### DESCRIPTION OF THE TASK
Report how many lines hold the string "that". Give the number and nothing else.
++++ ENTRIES PROVIDED ++++
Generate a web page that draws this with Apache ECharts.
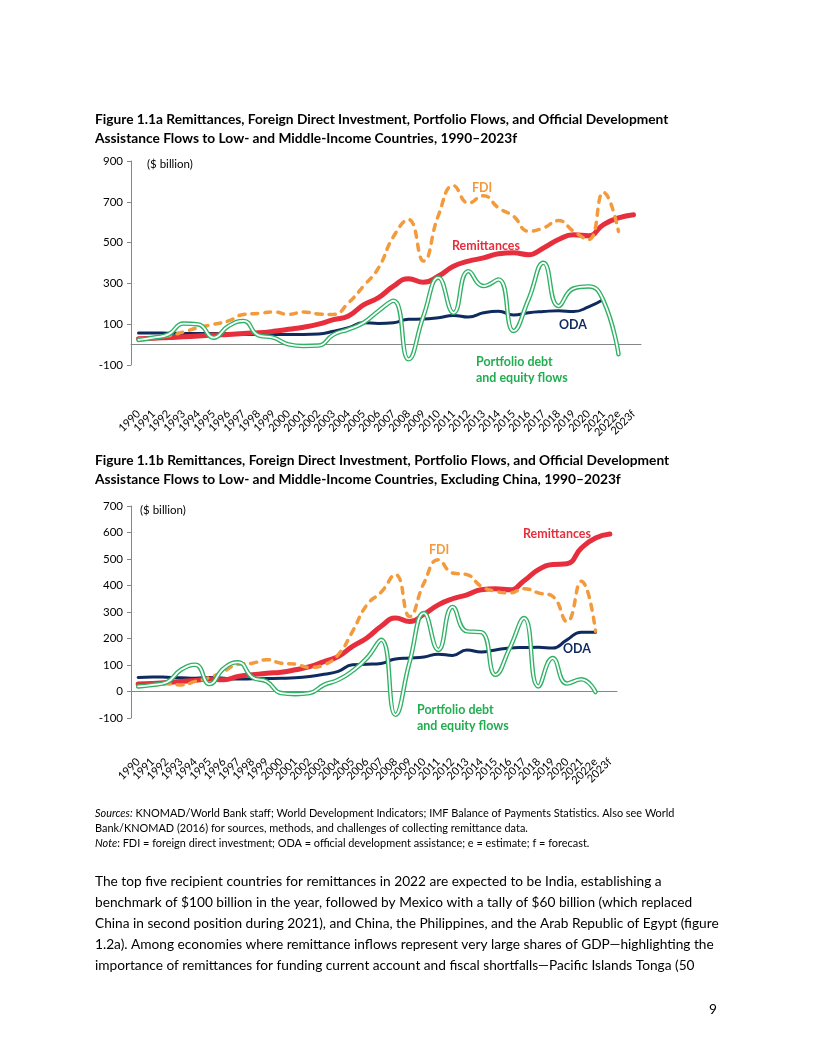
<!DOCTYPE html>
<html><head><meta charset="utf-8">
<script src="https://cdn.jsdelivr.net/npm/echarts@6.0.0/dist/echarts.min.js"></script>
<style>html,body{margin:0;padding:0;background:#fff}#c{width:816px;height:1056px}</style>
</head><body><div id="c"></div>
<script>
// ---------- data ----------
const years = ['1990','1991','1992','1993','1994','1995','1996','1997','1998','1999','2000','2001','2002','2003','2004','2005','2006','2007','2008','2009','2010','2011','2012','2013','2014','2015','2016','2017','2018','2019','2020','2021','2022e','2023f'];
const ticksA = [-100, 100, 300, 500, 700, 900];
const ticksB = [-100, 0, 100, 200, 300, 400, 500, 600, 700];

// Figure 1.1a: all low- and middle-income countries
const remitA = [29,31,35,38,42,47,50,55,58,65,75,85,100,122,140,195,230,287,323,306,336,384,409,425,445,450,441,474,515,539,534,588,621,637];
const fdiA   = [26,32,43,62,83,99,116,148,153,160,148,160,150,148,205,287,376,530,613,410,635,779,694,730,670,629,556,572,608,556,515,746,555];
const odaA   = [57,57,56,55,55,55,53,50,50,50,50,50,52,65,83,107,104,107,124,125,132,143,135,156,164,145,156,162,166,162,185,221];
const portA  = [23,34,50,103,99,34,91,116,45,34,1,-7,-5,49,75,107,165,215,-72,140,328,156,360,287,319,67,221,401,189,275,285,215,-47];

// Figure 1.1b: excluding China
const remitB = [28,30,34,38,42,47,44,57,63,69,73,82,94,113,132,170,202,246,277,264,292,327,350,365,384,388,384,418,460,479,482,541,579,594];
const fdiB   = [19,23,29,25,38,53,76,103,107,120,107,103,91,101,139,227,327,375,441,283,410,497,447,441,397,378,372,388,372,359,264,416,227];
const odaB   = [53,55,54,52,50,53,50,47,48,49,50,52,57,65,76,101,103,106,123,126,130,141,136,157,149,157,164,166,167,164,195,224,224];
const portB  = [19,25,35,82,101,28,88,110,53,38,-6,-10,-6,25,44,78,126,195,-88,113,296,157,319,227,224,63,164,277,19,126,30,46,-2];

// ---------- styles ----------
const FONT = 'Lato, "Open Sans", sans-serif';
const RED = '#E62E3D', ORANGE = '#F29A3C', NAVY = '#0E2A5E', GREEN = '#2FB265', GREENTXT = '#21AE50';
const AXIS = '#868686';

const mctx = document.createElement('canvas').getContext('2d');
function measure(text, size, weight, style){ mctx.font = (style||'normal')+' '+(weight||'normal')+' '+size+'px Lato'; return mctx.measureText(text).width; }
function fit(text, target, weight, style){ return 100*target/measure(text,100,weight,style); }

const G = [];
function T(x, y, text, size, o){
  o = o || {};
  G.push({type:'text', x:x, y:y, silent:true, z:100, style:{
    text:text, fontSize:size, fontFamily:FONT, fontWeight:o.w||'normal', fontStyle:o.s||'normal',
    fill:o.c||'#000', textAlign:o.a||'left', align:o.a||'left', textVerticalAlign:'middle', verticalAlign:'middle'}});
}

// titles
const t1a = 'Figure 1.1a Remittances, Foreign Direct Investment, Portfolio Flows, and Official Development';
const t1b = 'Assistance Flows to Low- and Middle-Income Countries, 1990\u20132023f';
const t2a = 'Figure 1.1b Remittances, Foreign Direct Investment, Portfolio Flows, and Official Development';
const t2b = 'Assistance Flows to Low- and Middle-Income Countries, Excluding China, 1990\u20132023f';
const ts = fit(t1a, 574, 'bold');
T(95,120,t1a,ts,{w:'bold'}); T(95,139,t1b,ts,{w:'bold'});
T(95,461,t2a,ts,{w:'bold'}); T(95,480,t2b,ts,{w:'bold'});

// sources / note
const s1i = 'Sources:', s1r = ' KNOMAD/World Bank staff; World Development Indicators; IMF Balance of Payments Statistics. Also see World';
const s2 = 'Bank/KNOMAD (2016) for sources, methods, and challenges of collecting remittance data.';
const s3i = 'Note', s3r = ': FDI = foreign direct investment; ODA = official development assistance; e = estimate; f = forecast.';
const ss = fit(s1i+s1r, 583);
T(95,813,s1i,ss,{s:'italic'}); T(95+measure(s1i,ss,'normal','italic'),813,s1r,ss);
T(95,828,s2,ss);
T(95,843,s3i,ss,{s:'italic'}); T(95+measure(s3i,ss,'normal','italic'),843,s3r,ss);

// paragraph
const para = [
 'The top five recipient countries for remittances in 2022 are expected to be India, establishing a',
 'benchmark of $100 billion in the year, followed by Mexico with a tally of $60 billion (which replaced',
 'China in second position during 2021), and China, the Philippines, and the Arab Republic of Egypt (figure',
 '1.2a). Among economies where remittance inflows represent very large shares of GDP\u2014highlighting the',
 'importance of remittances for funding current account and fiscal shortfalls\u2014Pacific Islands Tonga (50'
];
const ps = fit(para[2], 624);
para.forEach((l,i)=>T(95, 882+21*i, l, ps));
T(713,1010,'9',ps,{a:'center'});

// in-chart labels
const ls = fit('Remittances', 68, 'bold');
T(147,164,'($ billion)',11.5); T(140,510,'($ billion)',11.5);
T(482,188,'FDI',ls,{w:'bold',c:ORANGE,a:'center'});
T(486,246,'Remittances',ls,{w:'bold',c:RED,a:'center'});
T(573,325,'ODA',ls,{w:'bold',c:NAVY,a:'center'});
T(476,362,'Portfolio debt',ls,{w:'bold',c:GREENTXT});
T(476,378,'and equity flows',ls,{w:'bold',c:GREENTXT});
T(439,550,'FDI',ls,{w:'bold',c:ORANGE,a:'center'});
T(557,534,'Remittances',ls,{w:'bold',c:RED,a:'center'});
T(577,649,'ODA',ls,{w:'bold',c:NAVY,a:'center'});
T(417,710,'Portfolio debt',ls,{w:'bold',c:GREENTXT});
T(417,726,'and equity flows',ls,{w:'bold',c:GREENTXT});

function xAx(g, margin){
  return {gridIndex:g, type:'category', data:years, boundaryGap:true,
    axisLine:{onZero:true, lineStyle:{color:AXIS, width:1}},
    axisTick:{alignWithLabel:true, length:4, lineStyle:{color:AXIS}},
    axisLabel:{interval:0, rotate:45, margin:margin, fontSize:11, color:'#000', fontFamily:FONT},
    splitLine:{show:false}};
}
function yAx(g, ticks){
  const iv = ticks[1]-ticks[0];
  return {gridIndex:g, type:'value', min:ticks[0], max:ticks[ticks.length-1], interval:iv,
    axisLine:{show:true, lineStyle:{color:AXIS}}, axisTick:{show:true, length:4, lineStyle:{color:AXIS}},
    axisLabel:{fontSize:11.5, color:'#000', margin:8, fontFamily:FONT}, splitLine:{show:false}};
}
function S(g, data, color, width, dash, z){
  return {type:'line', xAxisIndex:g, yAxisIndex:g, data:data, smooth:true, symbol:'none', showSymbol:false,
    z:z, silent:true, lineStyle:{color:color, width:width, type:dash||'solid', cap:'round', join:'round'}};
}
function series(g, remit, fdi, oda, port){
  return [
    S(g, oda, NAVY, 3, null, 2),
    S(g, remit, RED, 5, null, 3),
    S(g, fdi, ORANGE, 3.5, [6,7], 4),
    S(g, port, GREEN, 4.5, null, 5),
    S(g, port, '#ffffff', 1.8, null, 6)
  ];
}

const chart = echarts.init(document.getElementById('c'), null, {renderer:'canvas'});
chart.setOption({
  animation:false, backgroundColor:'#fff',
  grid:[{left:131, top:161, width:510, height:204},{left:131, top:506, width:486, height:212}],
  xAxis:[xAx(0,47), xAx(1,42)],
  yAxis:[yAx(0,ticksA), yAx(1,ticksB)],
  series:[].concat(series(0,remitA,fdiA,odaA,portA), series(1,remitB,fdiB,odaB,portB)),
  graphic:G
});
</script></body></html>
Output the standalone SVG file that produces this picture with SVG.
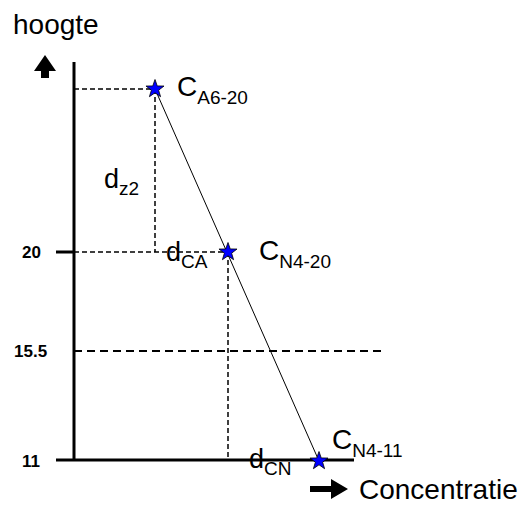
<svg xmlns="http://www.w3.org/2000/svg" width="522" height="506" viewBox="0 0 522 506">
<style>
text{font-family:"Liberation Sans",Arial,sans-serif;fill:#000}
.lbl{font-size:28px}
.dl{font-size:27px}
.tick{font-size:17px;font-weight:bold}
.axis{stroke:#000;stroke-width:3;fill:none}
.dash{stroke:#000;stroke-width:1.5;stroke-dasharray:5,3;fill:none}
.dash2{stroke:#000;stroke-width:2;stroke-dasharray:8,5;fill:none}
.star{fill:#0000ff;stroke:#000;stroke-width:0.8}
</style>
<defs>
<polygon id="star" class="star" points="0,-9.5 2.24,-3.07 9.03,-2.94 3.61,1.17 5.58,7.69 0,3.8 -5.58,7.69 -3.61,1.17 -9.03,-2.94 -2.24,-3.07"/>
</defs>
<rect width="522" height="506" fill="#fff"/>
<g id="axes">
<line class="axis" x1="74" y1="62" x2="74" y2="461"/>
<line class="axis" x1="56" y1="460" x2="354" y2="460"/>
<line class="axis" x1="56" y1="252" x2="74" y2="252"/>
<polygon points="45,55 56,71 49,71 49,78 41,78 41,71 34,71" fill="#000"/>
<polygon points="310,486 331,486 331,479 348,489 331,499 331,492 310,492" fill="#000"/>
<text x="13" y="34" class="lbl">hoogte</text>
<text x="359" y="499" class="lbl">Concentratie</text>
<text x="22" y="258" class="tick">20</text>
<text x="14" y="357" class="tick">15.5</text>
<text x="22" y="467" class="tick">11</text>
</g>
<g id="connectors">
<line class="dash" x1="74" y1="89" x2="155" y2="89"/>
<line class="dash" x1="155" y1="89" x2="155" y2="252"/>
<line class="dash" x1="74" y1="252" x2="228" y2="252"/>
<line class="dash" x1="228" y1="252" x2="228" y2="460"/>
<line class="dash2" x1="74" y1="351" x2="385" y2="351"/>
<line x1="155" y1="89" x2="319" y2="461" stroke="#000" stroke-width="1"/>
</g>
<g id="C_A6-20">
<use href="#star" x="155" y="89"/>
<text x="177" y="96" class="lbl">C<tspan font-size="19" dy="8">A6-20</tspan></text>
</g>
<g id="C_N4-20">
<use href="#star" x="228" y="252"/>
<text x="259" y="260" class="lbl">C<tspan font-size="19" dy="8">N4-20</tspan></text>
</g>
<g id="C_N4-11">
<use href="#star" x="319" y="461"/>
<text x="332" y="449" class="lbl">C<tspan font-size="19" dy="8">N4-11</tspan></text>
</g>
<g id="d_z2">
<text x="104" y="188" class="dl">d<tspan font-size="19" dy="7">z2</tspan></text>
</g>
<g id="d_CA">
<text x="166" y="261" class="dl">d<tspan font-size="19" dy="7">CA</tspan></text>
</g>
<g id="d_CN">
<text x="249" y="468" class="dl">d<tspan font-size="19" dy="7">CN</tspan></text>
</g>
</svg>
++++
### RESULT OF THE EXERCISE
2